--- BEGIN ---

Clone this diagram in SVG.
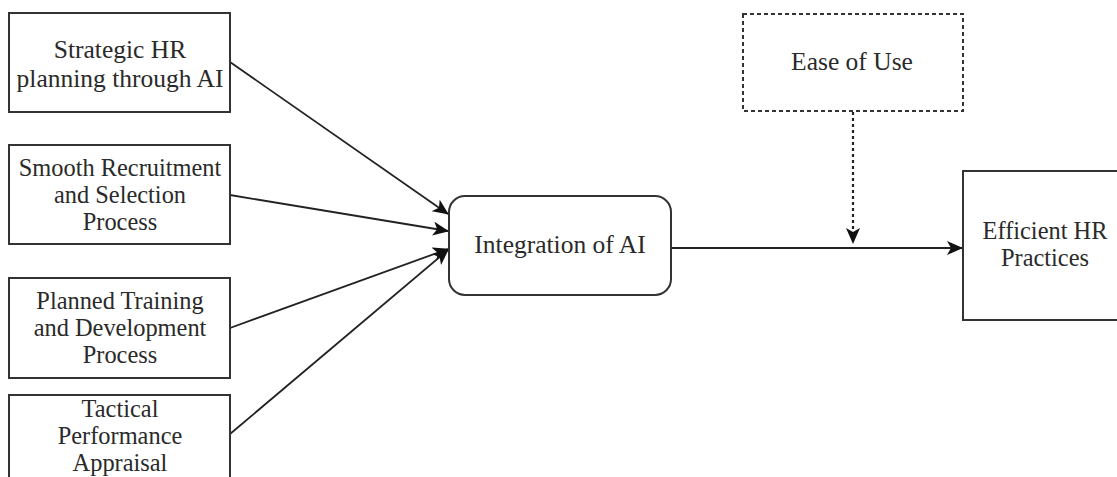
<svg xmlns="http://www.w3.org/2000/svg" width="1117" height="477" viewBox="0 0 1117 477">
<style>
.box{fill:#fff;stroke:#333;stroke-width:2}
.dash{fill:#fff;stroke:#333;stroke-width:2;stroke-dasharray:4 3}
.t{font-family:"Liberation Serif","Times New Roman",serif;font-size:24.4px;fill:#2a2a2a;text-anchor:middle}
.big{font-size:25.5px}
.c{fill:none;stroke:#222;stroke-width:1.8}
.cd{fill:none;stroke:#222;stroke-width:2.2;stroke-dasharray:3 3}
</style>
<defs>
<marker id="ah" markerUnits="userSpaceOnUse" markerWidth="16" markerHeight="14" viewBox="0 0 16 14" refX="15" refY="7" orient="auto">
<path d="M0,0 L16,7 L0,14 L4,7 z" fill="#111"/>
</marker>
</defs>
<rect width="1117" height="477" fill="#fff"/>
<g id="connectors">
<line class="c" x1="230" y1="62" x2="448" y2="214" marker-end="url(#ah)"/>
<line class="c" x1="230" y1="195" x2="448" y2="231" marker-end="url(#ah)"/>
<line class="c" x1="230" y1="328" x2="448" y2="249" marker-end="url(#ah)"/>
<line class="c" x1="230" y1="434" x2="448" y2="250" marker-end="url(#ah)"/>
<line class="c" x1="671" y1="248" x2="962" y2="248" marker-end="url(#ah)"/>
<line class="cd" x1="853" y1="112" x2="853" y2="243" marker-end="url(#ah)"/>
</g>
<g id="n1">
<rect class="box" x="9" y="13" width="221" height="99"/>
<text class="t big" x="120" y="58">Strategic HR</text>
<text class="t big" x="120" y="87">planning through AI</text>
</g>
<g id="n2">
<rect class="box" x="9" y="145" width="221" height="99"/>
<text class="t" x="120" y="176">Smooth Recruitment</text>
<text class="t" x="120" y="203">and Selection</text>
<text class="t" x="120" y="230">Process</text>
</g>
<g id="n3">
<rect class="box" x="9" y="278" width="221" height="100"/>
<text class="t" x="120" y="309">Planned Training</text>
<text class="t" x="120" y="336">and Development</text>
<text class="t" x="120" y="363">Process</text>
</g>
<g id="n4">
<rect class="box" x="9" y="395" width="221" height="100"/>
<text class="t" x="120" y="417">Tactical</text>
<text class="t" x="120" y="444">Performance</text>
<text class="t" x="120" y="471">Appraisal</text>
</g>
<g id="n5">
<rect class="box" x="449" y="196" width="222" height="99" rx="16" ry="16"/>
<text class="t big" x="560" y="253">Integration of AI</text>
</g>
<g id="n6">
<rect class="dash" x="743" y="14" width="220" height="97"/>
<text class="t big" x="852" y="70">Ease of Use</text>
</g>
<g id="n7">
<rect class="box" x="963" y="171" width="200" height="149"/>
<text class="t" x="1045" y="239">Efficient HR</text>
<text class="t" x="1045" y="266">Practices</text>
</g>
</svg>
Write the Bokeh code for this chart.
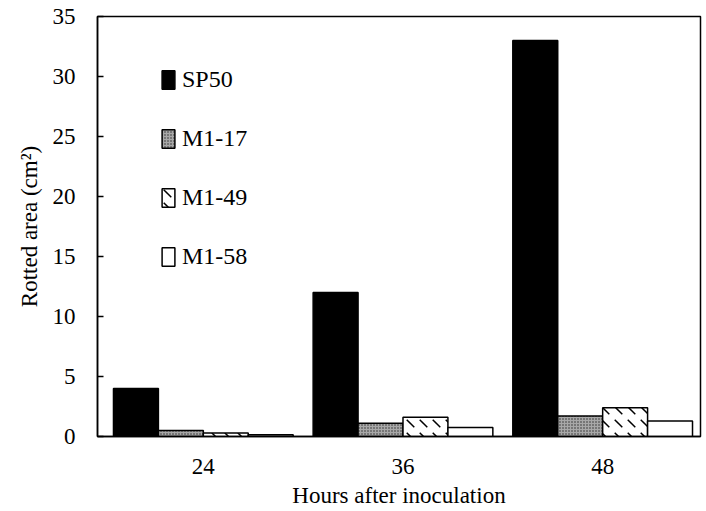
from bokeh.plotting import figure
from bokeh.models import Range1d, FixedTicker, Legend, LegendItem, ColumnDataSource
from bokeh.transform import dodge
from bokeh.embed import file_html
from bokeh.resources import INLINE

hours = ["24", "36", "48"]
sp50 = [4.0, 12.0, 33.0]
m1_17 = [0.5, 1.1, 1.7]
m1_49 = [0.3, 1.6, 2.4]
m1_58 = [0.15, 0.75, 1.3]

pos = [1, 2, 3]
src = ColumnDataSource(dict(pos=pos, sp50=sp50, m1_17=m1_17, m1_49=m1_49, m1_58=m1_58))

FONT = "Liberation Serif"

p = figure(width=706, height=511, output_backend="svg", toolbar_location=None,
           x_range=Range1d(0.47, 3.49), y_range=Range1d(0, 35),
           min_border_left=97, min_border_right=6, min_border_top=16, min_border_bottom=75)
p.grid.visible = False
p.background_fill_color = "white"
p.border_fill_color = "white"
p.outline_line_color = "black"
p.outline_line_width = 1.5

w = 0.225
styles = [
    ("sp50", "SP50", -1.5 * w, dict(fill_color="black", line_color="black")),
    ("m1_17", "M1-17", -0.5 * w, dict(fill_color="#a8a8a8", line_color="black",
                                        hatch_pattern="dot", hatch_color="#2a2a2a",
                                        hatch_scale=3, hatch_weight=1)),
    ("m1_49", "M1-49", 0.5 * w, dict(fill_color="white", line_color="black",
                                       hatch_pattern="left_diagonal_dash", hatch_color="black",
                                       hatch_scale=13, hatch_weight=1.5)),
    ("m1_58", "M1-58", 1.5 * w, dict(fill_color="white", line_color="black")),
]
items = []
for col, name, off, st in styles:
    r = p.vbar(x=dodge("pos", off, range=p.x_range), top=col, width=w, bottom=0,
               source=src, line_width=1.5, **st)
    items.append(LegendItem(label=name, renderers=[r]))

legend = Legend(items=items, location=(63, 166), orientation="vertical",
                spacing=32, glyph_width=16, glyph_height=23, label_standoff=6,
                padding=0, margin=0, border_line_color=None, background_fill_alpha=0,
                label_text_font=FONT, label_text_font_size="24px", label_height=23,
                label_text_color="black")
p.add_layout(legend, "center")

p.xaxis.ticker = FixedTicker(ticks=pos)
p.xaxis.major_label_overrides = {i: h for i, h in zip(pos, hours)}
p.xaxis.major_tick_line_color = None
p.xaxis.minor_tick_line_color = None
p.xaxis.major_label_standoff = 16
p.xaxis.axis_label = "Hours after inoculation"
p.xaxis.axis_label_standoff = 6

p.yaxis.ticker = FixedTicker(ticks=[0, 5, 10, 15, 20, 25, 30, 35])
p.yaxis.major_tick_in = 6
p.yaxis.major_tick_out = 0
p.yaxis.minor_tick_line_color = None
p.yaxis.major_label_standoff = 22
p.yaxis.axis_label = "Rotted area (cm²)"
p.yaxis.axis_label_standoff = 8

for ax in (p.xaxis, p.yaxis):
    ax.axis_line_color = "black"
    ax.axis_line_width = 1.5
    ax.major_tick_line_width = 1.5
    ax.major_label_text_font = FONT
    ax.major_label_text_font_size = "23px"
    ax.major_label_text_color = "black"
    ax.axis_label_text_font = FONT
    ax.axis_label_text_font_size = "23px"
    ax.axis_label_text_font_style = "normal"
    ax.axis_label_text_color = "black"

open("out.html", "w").write(file_html(p, INLINE))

--- END ---

**What needs to be done:**
Give the entries again without a single change, but with no pictures.

**Full output:**
Clone this diagram in SVG.
<svg xmlns="http://www.w3.org/2000/svg" width="1117" height="477" viewBox="0 0 1117 477">
<style>
.box{fill:#fff;stroke:#333;stroke-width:2}
.dash{fill:#fff;stroke:#333;stroke-width:2;stroke-dasharray:4 3}
.t{font-family:"Liberation Serif","Times New Roman",serif;font-size:24.4px;fill:#2a2a2a;text-anchor:middle}
.big{font-size:25.5px}
.c{fill:none;stroke:#222;stroke-width:1.8}
.cd{fill:none;stroke:#222;stroke-width:2.2;stroke-dasharray:3 3}
</style>
<defs>
<marker id="ah" markerUnits="userSpaceOnUse" markerWidth="16" markerHeight="14" viewBox="0 0 16 14" refX="15" refY="7" orient="auto">
<path d="M0,0 L16,7 L0,14 L4,7 z" fill="#111"/>
</marker>
</defs>
<rect width="1117" height="477" fill="#fff"/>
<g id="connectors">
<line class="c" x1="230" y1="62" x2="448" y2="214" marker-end="url(#ah)"/>
<line class="c" x1="230" y1="195" x2="448" y2="231" marker-end="url(#ah)"/>
<line class="c" x1="230" y1="328" x2="448" y2="249" marker-end="url(#ah)"/>
<line class="c" x1="230" y1="434" x2="448" y2="250" marker-end="url(#ah)"/>
<line class="c" x1="671" y1="248" x2="962" y2="248" marker-end="url(#ah)"/>
<line class="cd" x1="853" y1="112" x2="853" y2="243" marker-end="url(#ah)"/>
</g>
<g id="n1">
<rect class="box" x="9" y="13" width="221" height="99"/>
<text class="t big" x="120" y="58">Strategic HR</text>
<text class="t big" x="120" y="87">planning through AI</text>
</g>
<g id="n2">
<rect class="box" x="9" y="145" width="221" height="99"/>
<text class="t" x="120" y="176">Smooth Recruitment</text>
<text class="t" x="120" y="203">and Selection</text>
<text class="t" x="120" y="230">Process</text>
</g>
<g id="n3">
<rect class="box" x="9" y="278" width="221" height="100"/>
<text class="t" x="120" y="309">Planned Training</text>
<text class="t" x="120" y="336">and Development</text>
<text class="t" x="120" y="363">Process</text>
</g>
<g id="n4">
<rect class="box" x="9" y="395" width="221" height="100"/>
<text class="t" x="120" y="417">Tactical</text>
<text class="t" x="120" y="444">Performance</text>
<text class="t" x="120" y="471">Appraisal</text>
</g>
<g id="n5">
<rect class="box" x="449" y="196" width="222" height="99" rx="16" ry="16"/>
<text class="t big" x="560" y="253">Integration of AI</text>
</g>
<g id="n6">
<rect class="dash" x="743" y="14" width="220" height="97"/>
<text class="t big" x="852" y="70">Ease of Use</text>
</g>
<g id="n7">
<rect class="box" x="963" y="171" width="200" height="149"/>
<text class="t" x="1045" y="239">Efficient HR</text>
<text class="t" x="1045" y="266">Practices</text>
</g>
</svg>
Write the Bokeh code for this chart.
from bokeh.plotting import figure
from bokeh.models import Range1d, FixedTicker, Legend, LegendItem, ColumnDataSource
from bokeh.transform import dodge
from bokeh.embed import file_html
from bokeh.resources import INLINE

hours = ["24", "36", "48"]
sp50 = [4.0, 12.0, 33.0]
m1_17 = [0.5, 1.1, 1.7]
m1_49 = [0.3, 1.6, 2.4]
m1_58 = [0.15, 0.75, 1.3]

pos = [1, 2, 3]
src = ColumnDataSource(dict(pos=pos, sp50=sp50, m1_17=m1_17, m1_49=m1_49, m1_58=m1_58))

FONT = "Liberation Serif"

p = figure(width=706, height=511, output_backend="svg", toolbar_location=None,
           x_range=Range1d(0.47, 3.49), y_range=Range1d(0, 35),
           min_border_left=97, min_border_right=6, min_border_top=16, min_border_bottom=75)
p.grid.visible = False
p.background_fill_color = "white"
p.border_fill_color = "white"
p.outline_line_color = "black"
p.outline_line_width = 1.5

w = 0.225
styles = [
    ("sp50", "SP50", -1.5 * w, dict(fill_color="black", line_color="black")),
    ("m1_17", "M1-17", -0.5 * w, dict(fill_color="#a8a8a8", line_color="black",
                                        hatch_pattern="dot", hatch_color="#2a2a2a",
                                        hatch_scale=3, hatch_weight=1)),
    ("m1_49", "M1-49", 0.5 * w, dict(fill_color="white", line_color="black",
                                       hatch_pattern="left_diagonal_dash", hatch_color="black",
                                       hatch_scale=13, hatch_weight=1.5)),
    ("m1_58", "M1-58", 1.5 * w, dict(fill_color="white", line_color="black")),
]
items = []
for col, name, off, st in styles:
    r = p.vbar(x=dodge("pos", off, range=p.x_range), top=col, width=w, bottom=0,
               source=src, line_width=1.5, **st)
    items.append(LegendItem(label=name, renderers=[r]))

legend = Legend(items=items, location=(63, 166), orientation="vertical",
                spacing=32, glyph_width=16, glyph_height=23, label_standoff=6,
                padding=0, margin=0, border_line_color=None, background_fill_alpha=0,
                label_text_font=FONT, label_text_font_size="24px", label_height=23,
                label_text_color="black")
p.add_layout(legend, "center")

p.xaxis.ticker = FixedTicker(ticks=pos)
p.xaxis.major_label_overrides = {i: h for i, h in zip(pos, hours)}
p.xaxis.major_tick_line_color = None
p.xaxis.minor_tick_line_color = None
p.xaxis.major_label_standoff = 16
p.xaxis.axis_label = "Hours after inoculation"
p.xaxis.axis_label_standoff = 6

p.yaxis.ticker = FixedTicker(ticks=[0, 5, 10, 15, 20, 25, 30, 35])
p.yaxis.major_tick_in = 6
p.yaxis.major_tick_out = 0
p.yaxis.minor_tick_line_color = None
p.yaxis.major_label_standoff = 22
p.yaxis.axis_label = "Rotted area (cm²)"
p.yaxis.axis_label_standoff = 8

for ax in (p.xaxis, p.yaxis):
    ax.axis_line_color = "black"
    ax.axis_line_width = 1.5
    ax.major_tick_line_width = 1.5
    ax.major_label_text_font = FONT
    ax.major_label_text_font_size = "23px"
    ax.major_label_text_color = "black"
    ax.axis_label_text_font = FONT
    ax.axis_label_text_font_size = "23px"
    ax.axis_label_text_font_style = "normal"
    ax.axis_label_text_color = "black"

open("out.html", "w").write(file_html(p, INLINE))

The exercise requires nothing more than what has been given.